→ **Task objective**
Search the data for the word "chart" and copy every line that contains it.

— start Records for the exercise —

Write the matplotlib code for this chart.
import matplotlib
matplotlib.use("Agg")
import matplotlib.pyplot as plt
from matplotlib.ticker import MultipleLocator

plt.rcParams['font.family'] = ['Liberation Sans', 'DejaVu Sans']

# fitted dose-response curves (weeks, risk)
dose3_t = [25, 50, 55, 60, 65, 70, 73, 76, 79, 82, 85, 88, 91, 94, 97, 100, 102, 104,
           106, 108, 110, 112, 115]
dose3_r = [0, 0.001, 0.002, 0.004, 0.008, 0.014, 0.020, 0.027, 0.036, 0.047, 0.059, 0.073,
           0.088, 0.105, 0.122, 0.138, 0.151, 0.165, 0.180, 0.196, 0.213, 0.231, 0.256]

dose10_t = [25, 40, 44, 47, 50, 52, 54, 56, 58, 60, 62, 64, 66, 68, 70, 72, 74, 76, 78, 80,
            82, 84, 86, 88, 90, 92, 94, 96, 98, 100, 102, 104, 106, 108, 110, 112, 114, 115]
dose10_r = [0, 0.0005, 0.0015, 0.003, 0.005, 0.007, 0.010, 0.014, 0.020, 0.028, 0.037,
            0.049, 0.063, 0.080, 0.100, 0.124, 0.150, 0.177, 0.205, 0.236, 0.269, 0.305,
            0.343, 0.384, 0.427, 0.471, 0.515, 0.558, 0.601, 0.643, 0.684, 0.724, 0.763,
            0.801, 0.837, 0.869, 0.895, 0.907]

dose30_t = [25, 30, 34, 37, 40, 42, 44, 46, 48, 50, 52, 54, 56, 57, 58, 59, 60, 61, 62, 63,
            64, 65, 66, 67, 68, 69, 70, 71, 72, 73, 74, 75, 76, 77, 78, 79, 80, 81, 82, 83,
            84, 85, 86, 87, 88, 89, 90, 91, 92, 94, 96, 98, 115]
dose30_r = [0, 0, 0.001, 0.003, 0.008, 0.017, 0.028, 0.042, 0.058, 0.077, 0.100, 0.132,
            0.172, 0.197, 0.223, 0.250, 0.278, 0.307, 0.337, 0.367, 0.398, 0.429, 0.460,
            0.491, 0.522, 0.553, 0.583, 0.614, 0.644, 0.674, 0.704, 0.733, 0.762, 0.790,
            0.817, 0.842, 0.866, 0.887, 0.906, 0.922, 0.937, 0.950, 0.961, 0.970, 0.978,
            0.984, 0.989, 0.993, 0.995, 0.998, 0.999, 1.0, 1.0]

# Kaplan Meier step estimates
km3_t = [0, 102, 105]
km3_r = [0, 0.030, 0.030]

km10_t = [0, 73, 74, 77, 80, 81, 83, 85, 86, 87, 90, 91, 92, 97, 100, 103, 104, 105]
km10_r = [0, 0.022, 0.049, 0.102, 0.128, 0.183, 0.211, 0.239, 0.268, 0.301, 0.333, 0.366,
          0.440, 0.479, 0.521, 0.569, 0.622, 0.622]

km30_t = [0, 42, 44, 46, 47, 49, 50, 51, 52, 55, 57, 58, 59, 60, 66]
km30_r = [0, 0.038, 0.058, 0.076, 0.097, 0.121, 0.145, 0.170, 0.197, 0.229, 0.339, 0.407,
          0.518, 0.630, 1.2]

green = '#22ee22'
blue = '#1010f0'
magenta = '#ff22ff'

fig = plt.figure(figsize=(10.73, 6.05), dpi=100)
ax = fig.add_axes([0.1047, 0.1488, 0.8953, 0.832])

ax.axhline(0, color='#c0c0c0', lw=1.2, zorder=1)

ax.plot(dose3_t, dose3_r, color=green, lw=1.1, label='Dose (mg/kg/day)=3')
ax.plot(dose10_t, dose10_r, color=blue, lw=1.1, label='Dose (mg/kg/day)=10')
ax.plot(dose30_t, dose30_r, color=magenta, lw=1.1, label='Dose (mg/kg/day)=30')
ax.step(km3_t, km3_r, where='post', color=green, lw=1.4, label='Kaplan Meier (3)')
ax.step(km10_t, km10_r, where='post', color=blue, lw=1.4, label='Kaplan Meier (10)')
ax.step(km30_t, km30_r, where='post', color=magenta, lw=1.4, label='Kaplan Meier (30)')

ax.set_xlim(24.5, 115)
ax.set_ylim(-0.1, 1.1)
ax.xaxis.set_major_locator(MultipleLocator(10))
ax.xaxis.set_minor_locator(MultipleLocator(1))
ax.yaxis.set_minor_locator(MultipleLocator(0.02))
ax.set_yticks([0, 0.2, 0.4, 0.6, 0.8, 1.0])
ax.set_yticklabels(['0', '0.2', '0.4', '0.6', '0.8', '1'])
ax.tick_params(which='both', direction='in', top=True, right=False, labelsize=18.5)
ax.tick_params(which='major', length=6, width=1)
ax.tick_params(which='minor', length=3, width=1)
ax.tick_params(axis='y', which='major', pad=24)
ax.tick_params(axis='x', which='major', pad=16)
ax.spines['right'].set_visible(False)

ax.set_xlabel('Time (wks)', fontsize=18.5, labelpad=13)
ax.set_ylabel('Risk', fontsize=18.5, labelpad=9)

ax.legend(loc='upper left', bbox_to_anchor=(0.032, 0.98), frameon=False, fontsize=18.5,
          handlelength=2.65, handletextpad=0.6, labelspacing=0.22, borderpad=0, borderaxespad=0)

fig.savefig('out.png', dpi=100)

— end Records for the exercise —
— start Records for the exercise —

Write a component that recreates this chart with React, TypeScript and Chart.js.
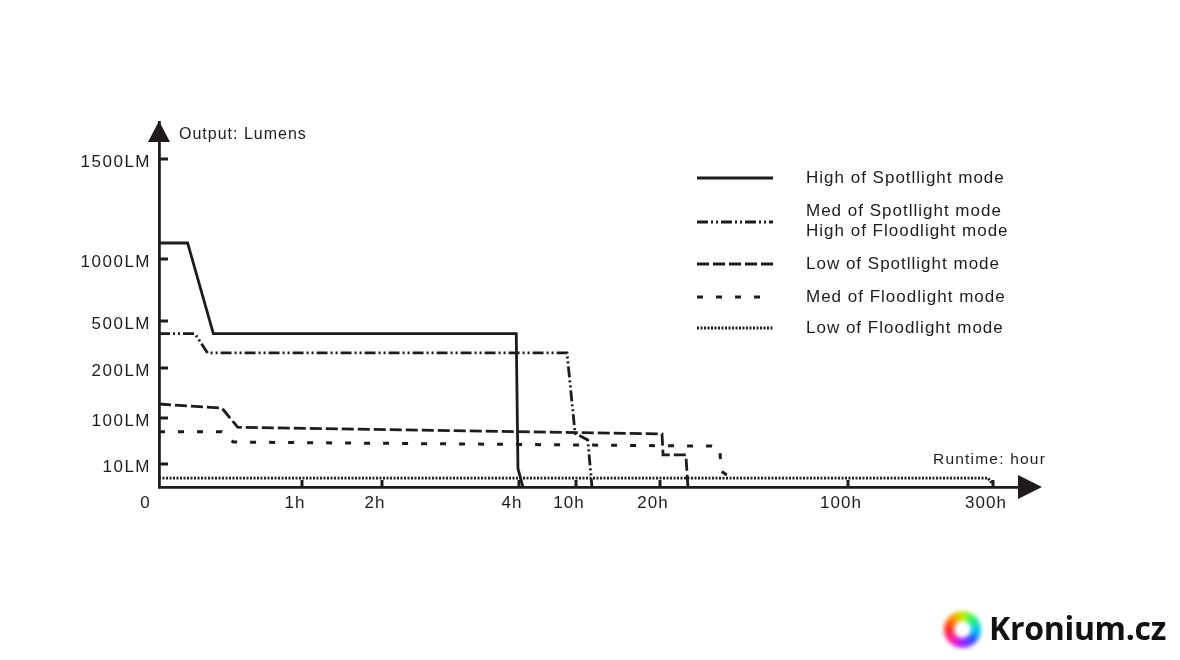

— end Records for the exercise —
— start Records for the exercise —

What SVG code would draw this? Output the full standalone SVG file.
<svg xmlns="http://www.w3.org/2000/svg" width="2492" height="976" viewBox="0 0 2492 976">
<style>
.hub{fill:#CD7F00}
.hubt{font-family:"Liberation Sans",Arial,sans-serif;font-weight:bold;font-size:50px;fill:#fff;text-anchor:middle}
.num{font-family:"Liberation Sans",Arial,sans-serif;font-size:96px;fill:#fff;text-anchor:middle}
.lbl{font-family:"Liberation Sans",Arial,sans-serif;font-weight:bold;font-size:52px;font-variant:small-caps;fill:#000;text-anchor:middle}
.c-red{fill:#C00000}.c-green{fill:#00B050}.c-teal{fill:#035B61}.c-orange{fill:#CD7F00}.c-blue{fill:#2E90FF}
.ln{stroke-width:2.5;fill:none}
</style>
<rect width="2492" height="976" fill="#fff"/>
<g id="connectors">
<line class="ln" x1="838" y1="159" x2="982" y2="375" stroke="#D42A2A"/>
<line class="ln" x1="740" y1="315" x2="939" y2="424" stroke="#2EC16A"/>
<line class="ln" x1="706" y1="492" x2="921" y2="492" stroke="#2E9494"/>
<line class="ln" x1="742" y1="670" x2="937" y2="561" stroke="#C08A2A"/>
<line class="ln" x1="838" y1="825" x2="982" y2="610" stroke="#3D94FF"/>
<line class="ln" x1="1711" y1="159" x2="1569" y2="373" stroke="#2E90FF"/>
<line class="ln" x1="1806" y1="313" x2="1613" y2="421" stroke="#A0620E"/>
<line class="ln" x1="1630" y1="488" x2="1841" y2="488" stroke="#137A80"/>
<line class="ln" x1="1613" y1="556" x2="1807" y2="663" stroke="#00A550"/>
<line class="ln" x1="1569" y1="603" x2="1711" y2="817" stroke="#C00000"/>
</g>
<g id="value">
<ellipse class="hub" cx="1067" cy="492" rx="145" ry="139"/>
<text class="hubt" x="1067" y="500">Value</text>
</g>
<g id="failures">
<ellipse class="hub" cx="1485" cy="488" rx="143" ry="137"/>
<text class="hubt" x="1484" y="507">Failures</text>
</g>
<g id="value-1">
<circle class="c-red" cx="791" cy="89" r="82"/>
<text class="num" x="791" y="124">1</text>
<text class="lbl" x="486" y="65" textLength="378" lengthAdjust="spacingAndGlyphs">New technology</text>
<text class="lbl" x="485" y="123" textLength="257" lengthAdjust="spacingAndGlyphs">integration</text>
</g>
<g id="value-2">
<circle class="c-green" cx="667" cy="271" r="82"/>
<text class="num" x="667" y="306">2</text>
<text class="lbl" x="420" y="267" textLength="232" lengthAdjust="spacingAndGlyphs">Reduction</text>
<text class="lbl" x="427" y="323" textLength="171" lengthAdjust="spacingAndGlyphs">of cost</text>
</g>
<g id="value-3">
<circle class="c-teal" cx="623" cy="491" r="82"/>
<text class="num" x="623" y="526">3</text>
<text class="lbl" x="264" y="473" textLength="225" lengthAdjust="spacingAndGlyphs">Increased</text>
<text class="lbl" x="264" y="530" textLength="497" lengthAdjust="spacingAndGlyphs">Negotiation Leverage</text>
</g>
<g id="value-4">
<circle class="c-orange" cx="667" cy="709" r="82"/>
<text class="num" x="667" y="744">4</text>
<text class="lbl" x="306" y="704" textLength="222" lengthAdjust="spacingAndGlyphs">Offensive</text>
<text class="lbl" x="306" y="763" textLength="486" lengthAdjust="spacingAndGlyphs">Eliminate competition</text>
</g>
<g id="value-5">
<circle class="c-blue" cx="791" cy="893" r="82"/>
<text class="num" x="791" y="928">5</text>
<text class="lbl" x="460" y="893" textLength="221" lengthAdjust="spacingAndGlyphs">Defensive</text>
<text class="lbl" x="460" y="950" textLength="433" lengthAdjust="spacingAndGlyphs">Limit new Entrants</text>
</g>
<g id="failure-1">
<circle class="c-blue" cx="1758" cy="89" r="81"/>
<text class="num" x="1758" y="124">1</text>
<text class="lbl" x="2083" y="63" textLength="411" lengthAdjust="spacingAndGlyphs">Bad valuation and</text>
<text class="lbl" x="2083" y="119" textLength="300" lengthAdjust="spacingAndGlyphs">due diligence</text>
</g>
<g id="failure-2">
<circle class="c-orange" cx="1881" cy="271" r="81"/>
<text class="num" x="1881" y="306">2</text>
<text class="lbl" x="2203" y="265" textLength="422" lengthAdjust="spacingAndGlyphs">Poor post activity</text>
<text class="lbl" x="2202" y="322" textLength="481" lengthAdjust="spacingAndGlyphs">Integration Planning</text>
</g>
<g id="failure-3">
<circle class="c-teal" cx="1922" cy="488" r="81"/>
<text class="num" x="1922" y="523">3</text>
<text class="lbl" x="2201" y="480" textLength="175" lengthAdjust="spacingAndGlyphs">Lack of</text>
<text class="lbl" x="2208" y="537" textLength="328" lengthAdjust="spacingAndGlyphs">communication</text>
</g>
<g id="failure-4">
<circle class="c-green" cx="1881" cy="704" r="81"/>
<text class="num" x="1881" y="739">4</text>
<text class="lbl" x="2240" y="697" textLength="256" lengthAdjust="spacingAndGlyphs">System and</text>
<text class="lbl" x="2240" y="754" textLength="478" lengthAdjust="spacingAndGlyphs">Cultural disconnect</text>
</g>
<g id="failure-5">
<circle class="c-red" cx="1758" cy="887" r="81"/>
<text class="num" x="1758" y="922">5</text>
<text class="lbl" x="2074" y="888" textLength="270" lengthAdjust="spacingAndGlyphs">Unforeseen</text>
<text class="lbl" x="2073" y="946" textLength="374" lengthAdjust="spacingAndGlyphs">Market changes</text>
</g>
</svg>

— end Records for the exercise —

→ **Completed task**
Write the matplotlib code for this chart.
Write a component that recreates this chart with React, TypeScript and Chart.js.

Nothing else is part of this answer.